Patofisiologi Agorafobia
Patofisiologi agoraphobia diduga melibatkan interaksi antara faktor biologis, seperti genetik, neurobiologi, kognitif, faktor psikologis, misalnya kepribadian introvert, serta faktor sosial, yaitu proses pembelajaran berdasarkan situasi sosial.
Genetik
Riwayat keluarga menderita agorafobia dan gangguan panik lainnya diketahui meningkatkan risiko terjadinya gangguan kecemasan secara keseluruhan. Peran faktor keturunan pada terjadinya agorafobia mencapai 61%. Sebuah studi genomik menemukan gen GLRB berkaitan dengan gangguan ansietas, salah satunya agorafobia.[5–7]
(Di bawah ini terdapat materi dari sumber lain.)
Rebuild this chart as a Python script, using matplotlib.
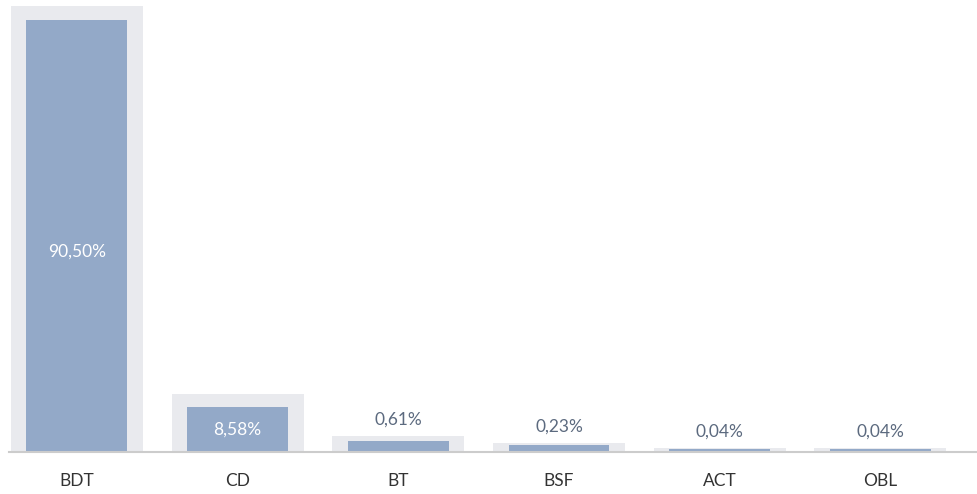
import matplotlib
matplotlib.use("Agg")
import matplotlib.pyplot as plt

categories = ["BDT", "CD", "BT", "BSF", "ACT", "OBL"]
value_labels = ["90,50%", "8,58%", "0,61%", "0,23%", "0,04%", "0,04%"]
# bar heights (same units as the 90.50% bar)
blue_heights = [90.5, 9.43, 2.30, 1.47, 0.63, 0.63]
grey_heights = [93.4, 12.15, 3.35, 1.89, 0.84, 0.84]

plt.rcParams['font.family'] = ['Lato', 'DejaVu Sans']

W, H = 977, 494
fig = plt.figure(figsize=(W / 100, H / 100), dpi=100)
base_px = 452
ppu = 432 / 90.5
ax = fig.add_axes([0, (H - base_px) / H, 1, base_px / H])
ax.set_xlim(-0.4785, 5.601)
ax.set_ylim(0, base_px / ppu)

x = list(range(len(categories)))
ax.bar(x, grey_heights, width=0.821, color="#e9eaee", zorder=1)
ax.bar(x, blue_heights, width=0.628, color="#93a9c8", zorder=2)

for i, (lab, h, g) in enumerate(zip(value_labels, blue_heights, grey_heights)):
    if h > 5:
        yy = h * 0.463 if h > 50 else h / 2
        ax.text(i, yy, lab, ha="center", va="center", color="white", fontsize=12.5, zorder=3)
    else:
        ax.annotate(lab, (i, g), xytext=(0, 11.5), textcoords="offset points",
                    ha="center", va="center", color="#5c6a7f", fontsize=12.5, zorder=3)

for s in ["top", "right", "left"]:
    ax.spines[s].set_visible(False)
ax.spines["bottom"].set_color("#cccccc")
ax.spines["bottom"].set_linewidth(1.5)
ax.spines["bottom"].set_bounds(-0.4225, 5.601)
ax.spines["bottom"].set_zorder(4)
ax.set_yticks([])
ax.set_xticks(x)
ax.set_xticklabels(categories, fontsize=12.5, color="#333333")
ax.tick_params(axis="x", length=0, pad=15)

fig.savefig("out.png", dpi=100)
Studi lain mendapatkan adanya korelasi genetik yang bermakna antara pasien ansietas, depresi, dan gangguan neurotik lainnya. Hal ini menunjukkan adanya faktor risiko genetik yang dapat menjelaskan tingginya komorbiditas antar gangguan jiwa.[5]
Neurobiologi
Pada pemeriksaan magnetic resonance imaging (MRI), ditemukan pasien dengan agorafobia menunjukkan aktivasi striatum ventral bilateral dan insula kiri yang lebih kuat, ketika diberikan stimulus spesifik agorafobia, seperti kendaraan umum, ketinggian, dan keramaian, dibanding saat melihat gambar-gambar netral. Pasien pada kelompok kontrol tidak menunjukkan perubahan gambaran MRI ketika ditunjukkan stimulus spesifik agorafobia.[5,6]
Temuan ini mengonfirmasi dugaan klinis bahwa ansietas yang dialami saat mengantisipasi kondisi yang ditakutkan lebih berat gejalanya, dibandingkan saat benar-benar berada dalam kondisi yang ditakutkan. Peningkatan aktivasi pada striatum ventral dan insula kiri merupakan salah satu faktor yang menyebabkan penderita agorafobia sangat awas terhadap berbagai keadaan yang ingin dihindarinya, autonomic readiness, dan siap bertindak saat merasa terancam.[5,6]
Kepribadian
Beberapa karakteristik kepribadian seseorang turut berperan dalam terjadinya agorafobia, antara lain:
Extrovert/ Introvert
Tipe kepribadian introvert dihubungkan dengan peningkatan angka diagnosis agorafobia. Hal ini diduga berhubungan dengan kebiasaan menghindari situasi-situasi sosial tertentu (situational avoidance).[6]
Sensitivitas Terhadap Ansietas
Sensitivitas terhadap ansietas merupakan keyakinan bahwa gejala fisik yang muncul akibat ansietas membahayakan jiwa. Keadaan ini diketahui meningkatkan terjadinya serangan panik, juga agorafobia tanpa serangan panik.[6]
Ketergantungan
Tipe kepribadian avoidant, yaitu menghindari situasi sosial, ketergantungan/dependent, dan kepribadian lainnya yang sejenis, juga ditemukan dapat menjadi prediktor munculnya agorafobia.[6]
Lain-lain
Kurangnya kontrol diri, kemampuan komunikasi yang kurang baik, dan rasa percaya diri rendah, juga dihubungkan dengan agorafobia.[6]
Kognitif
Pasien agorafobia sangat takut memikirkan kemungkinan terjadinya serangan panik, maupun gejala kecemasan lainnya. Ekspektasi pasien terhadap seberapa berbahayanya serangan panik berperan dalam terus dalam terjadinya perilaku menghindar.[5,6]
Selain itu pasien agorafobia terkadang memiliki ketakutan terserang penyakit, berfokus pada kekurangan pada tubuh (bodily preoccupation), rasa takut terjebak dalam suatu keadaan karena keterbatasan fisik, dan adanya efikasi diri yang rendah, yaitu merasa tidak mampu mengatasi situasi yang ditakutinya. Didapatkan juga adanya gangguan pada sirkuit yang mengatur berbagai fungsi psikologis, seperti atensi, emosi, belajar, dan memori.[5,6]
Sosial
Agorafobia dapat terbentuk akibat pasien belajar adanya rasa lega setelah meninggalkan situasi yang ditakuti, misalnya pergi dari keramaian dengan cepat dapat mengatasi rasa cemas yang muncul. Hal ini menyebabkan adanya proses belajar bahwa menghindari atau pergi/escape dari situasi tertentu dapat mengurangi gejala, sehingga dapat dilakukan kembali jika terjadi rasa cemas di masa mendatang.[6]